Copy nothing but the text: reproduce each line of the listing exactly and leave the pictures out.

Data extract |
•••
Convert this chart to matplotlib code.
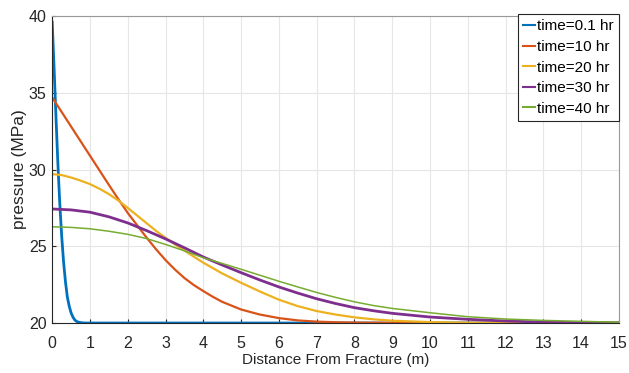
import matplotlib.pyplot as plt

plt.rcParams['font.family'] = ['Liberation Sans', 'DejaVu Sans']

# pressure profiles away from the fracture face
x_01 = [0, 0.05, 0.1, 0.15, 0.2, 0.25, 0.3, 0.35, 0.4, 0.45, 0.5, 0.55, 0.6, 0.65, 0.7, 0.8, 0.9,
        1.0, 15]
p_01 = [39.6, 36.6, 33.4, 30.4, 27.8, 25.7, 24.0, 22.7, 21.7, 21.1, 20.66, 20.38, 20.19, 20.1,
        20.05, 20.01, 20.0, 20.0, 20.0]

x_10 = [0, 0.25, 0.5, 0.75, 1.0, 1.25, 1.5, 1.75, 2.0, 2.25, 2.5, 2.75, 3.0, 3.25, 3.5, 3.75,
        4.0, 4.25, 4.5, 5.0, 5.5, 6.0, 6.5, 7.0, 7.5, 8.0, 9.0, 10, 15]
p_10 = [34.7, 33.75, 32.8, 31.85, 30.9, 29.95, 29.0, 28.07, 27.17, 26.36, 25.56, 24.8, 24.1,
        23.48, 22.93, 22.47, 22.08, 21.71, 21.38, 20.88, 20.55, 20.32, 20.17, 20.09, 20.05, 20.03,
        20.01, 20.0, 20.0]

x_20 = [0, 0.25, 0.5, 0.75, 1.0, 1.25, 1.5, 1.75, 2.0, 2.25, 2.5, 2.75, 3.0, 3.25, 3.5, 3.75,
        4.0, 4.5, 5.0, 5.5, 6.0, 6.5, 7.0, 7.5, 8.0, 8.5, 9.0, 10, 11, 12, 13, 15]
p_20 = [29.7, 29.64, 29.48, 29.28, 29.05, 28.75, 28.4, 27.98, 27.5, 27.0, 26.5, 26.0, 25.55,
        25.12, 24.72, 24.32, 23.93, 23.23, 22.62, 22.05, 21.52, 21.1, 20.78, 20.55, 20.37, 20.24,
        20.15, 20.06, 20.02, 20.01, 20.0, 20.0]

x_30 = [0, 0.5, 1.0, 1.5, 2.0, 2.5, 3.0, 3.5, 4.0, 4.5, 5.0, 5.5, 6.0, 6.5, 7.0, 7.5, 8.0, 8.5,
        9.0, 10, 11, 12, 13, 14, 15]
p_30 = [27.43, 27.37, 27.22, 26.92, 26.52, 26.02, 25.48, 24.9, 24.3, 23.78, 23.28, 22.8, 22.35,
        21.95, 21.58, 21.27, 21.0, 20.8, 20.63, 20.39, 20.24, 20.13, 20.06, 20.02, 20.0]

x_40 = [0, 0.5, 1.0, 1.5, 2.0, 2.5, 3.0, 3.5, 4.0, 4.5, 5.0, 5.5, 6.0, 6.5, 7.0, 7.5, 8.0, 8.5,
        9.0, 10, 11, 12, 13, 14, 15]
p_40 = [26.27, 26.23, 26.14, 25.98, 25.78, 25.5, 25.12, 24.7, 24.25, 23.88, 23.5, 23.11, 22.72,
        22.35, 21.99, 21.67, 21.38, 21.14, 20.95, 20.67, 20.41, 20.26, 20.17, 20.11, 20.05]

xticks = list(range(0, 16))
yticks = [20, 25, 30, 35, 40]

fig = plt.figure(figsize=(6.29, 3.73), dpi=100)
ax = fig.add_axes([0.083, 0.134, 0.901, 0.823])

ax.plot(x_01, p_01, color='#0072BD', lw=2.0, label='time=0.1 hr')
ax.plot(x_10, p_10, color='#D95319', lw=1.6, label='time=10 hr')
ax.plot(x_20, p_20, color='#EDB120', lw=1.6, label='time=20 hr')
ax.plot(x_30, p_30, color='#7E2F8E', lw=2.0, label='time=30 hr')
ax.plot(x_40, p_40, color='#77AC30', lw=1.1, label='time=40 hr')

ax.set_xlim(0, 15)
ax.set_ylim(20, 40)
ax.set_xticks(xticks)
ax.set_yticks(yticks)
ax.grid(True, color='#e6e6e6', lw=0.8)
ax.set_axisbelow(True)
ax.tick_params(direction='in', length=3, colors='#262626', labelsize=11.5)
ax.tick_params(axis='x', pad=9)
ax.tick_params(axis='y', pad=4)
for s in ['left', 'bottom']:
    ax.spines[s].set_color('#262626')
for s in ['top', 'right']:
    ax.spines[s].set_color('#999999')

ax.set_xlabel('Distance From Fracture (m)', fontsize=11, color='#262626', labelpad=2)
ax.set_ylabel('pressure (MPa)', fontsize=12.5, color='#262626', labelpad=1)

leg = ax.legend(loc='upper right', bbox_to_anchor=(1.0, 1.0065), fontsize=11, frameon=True,
                fancybox=False, edgecolor='#262626', framealpha=1, handlelength=0.8,
                handletextpad=0.1, borderpad=0.35, labelspacing=0.43, borderaxespad=0)
leg.get_frame().set_linewidth(0.8)
for line in leg.get_lines():
    line.set_linewidth(1.5)

fig.savefig('out.png', dpi=100)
•••
Reply |
Convert this chart to matplotlib code.
import matplotlib.pyplot as plt

plt.rcParams['font.family'] = ['Liberation Sans', 'DejaVu Sans']

# pressure profiles away from the fracture face
x_01 = [0, 0.05, 0.1, 0.15, 0.2, 0.25, 0.3, 0.35, 0.4, 0.45, 0.5, 0.55, 0.6, 0.65, 0.7, 0.8, 0.9,
        1.0, 15]
p_01 = [39.6, 36.6, 33.4, 30.4, 27.8, 25.7, 24.0, 22.7, 21.7, 21.1, 20.66, 20.38, 20.19, 20.1,
        20.05, 20.01, 20.0, 20.0, 20.0]

x_10 = [0, 0.25, 0.5, 0.75, 1.0, 1.25, 1.5, 1.75, 2.0, 2.25, 2.5, 2.75, 3.0, 3.25, 3.5, 3.75,
        4.0, 4.25, 4.5, 5.0, 5.5, 6.0, 6.5, 7.0, 7.5, 8.0, 9.0, 10, 15]
p_10 = [34.7, 33.75, 32.8, 31.85, 30.9, 29.95, 29.0, 28.07, 27.17, 26.36, 25.56, 24.8, 24.1,
        23.48, 22.93, 22.47, 22.08, 21.71, 21.38, 20.88, 20.55, 20.32, 20.17, 20.09, 20.05, 20.03,
        20.01, 20.0, 20.0]

x_20 = [0, 0.25, 0.5, 0.75, 1.0, 1.25, 1.5, 1.75, 2.0, 2.25, 2.5, 2.75, 3.0, 3.25, 3.5, 3.75,
        4.0, 4.5, 5.0, 5.5, 6.0, 6.5, 7.0, 7.5, 8.0, 8.5, 9.0, 10, 11, 12, 13, 15]
p_20 = [29.7, 29.64, 29.48, 29.28, 29.05, 28.75, 28.4, 27.98, 27.5, 27.0, 26.5, 26.0, 25.55,
        25.12, 24.72, 24.32, 23.93, 23.23, 22.62, 22.05, 21.52, 21.1, 20.78, 20.55, 20.37, 20.24,
        20.15, 20.06, 20.02, 20.01, 20.0, 20.0]

x_30 = [0, 0.5, 1.0, 1.5, 2.0, 2.5, 3.0, 3.5, 4.0, 4.5, 5.0, 5.5, 6.0, 6.5, 7.0, 7.5, 8.0, 8.5,
        9.0, 10, 11, 12, 13, 14, 15]
p_30 = [27.43, 27.37, 27.22, 26.92, 26.52, 26.02, 25.48, 24.9, 24.3, 23.78, 23.28, 22.8, 22.35,
        21.95, 21.58, 21.27, 21.0, 20.8, 20.63, 20.39, 20.24, 20.13, 20.06, 20.02, 20.0]

x_40 = [0, 0.5, 1.0, 1.5, 2.0, 2.5, 3.0, 3.5, 4.0, 4.5, 5.0, 5.5, 6.0, 6.5, 7.0, 7.5, 8.0, 8.5,
        9.0, 10, 11, 12, 13, 14, 15]
p_40 = [26.27, 26.23, 26.14, 25.98, 25.78, 25.5, 25.12, 24.7, 24.25, 23.88, 23.5, 23.11, 22.72,
        22.35, 21.99, 21.67, 21.38, 21.14, 20.95, 20.67, 20.41, 20.26, 20.17, 20.11, 20.05]

xticks = list(range(0, 16))
yticks = [20, 25, 30, 35, 40]

fig = plt.figure(figsize=(6.29, 3.73), dpi=100)
ax = fig.add_axes([0.083, 0.134, 0.901, 0.823])

ax.plot(x_01, p_01, color='#0072BD', lw=2.0, label='time=0.1 hr')
ax.plot(x_10, p_10, color='#D95319', lw=1.6, label='time=10 hr')
ax.plot(x_20, p_20, color='#EDB120', lw=1.6, label='time=20 hr')
ax.plot(x_30, p_30, color='#7E2F8E', lw=2.0, label='time=30 hr')
ax.plot(x_40, p_40, color='#77AC30', lw=1.1, label='time=40 hr')

ax.set_xlim(0, 15)
ax.set_ylim(20, 40)
ax.set_xticks(xticks)
ax.set_yticks(yticks)
ax.grid(True, color='#e6e6e6', lw=0.8)
ax.set_axisbelow(True)
ax.tick_params(direction='in', length=3, colors='#262626', labelsize=11.5)
ax.tick_params(axis='x', pad=9)
ax.tick_params(axis='y', pad=4)
for s in ['left', 'bottom']:
    ax.spines[s].set_color('#262626')
for s in ['top', 'right']:
    ax.spines[s].set_color('#999999')

ax.set_xlabel('Distance From Fracture (m)', fontsize=11, color='#262626', labelpad=2)
ax.set_ylabel('pressure (MPa)', fontsize=12.5, color='#262626', labelpad=1)

leg = ax.legend(loc='upper right', bbox_to_anchor=(1.0, 1.0065), fontsize=11, frameon=True,
                fancybox=False, edgecolor='#262626', framealpha=1, handlelength=0.8,
                handletextpad=0.1, borderpad=0.35, labelspacing=0.43, borderaxespad=0)
leg.get_frame().set_linewidth(0.8)
for line in leg.get_lines():
    line.set_linewidth(1.5)

fig.savefig('out.png', dpi=100)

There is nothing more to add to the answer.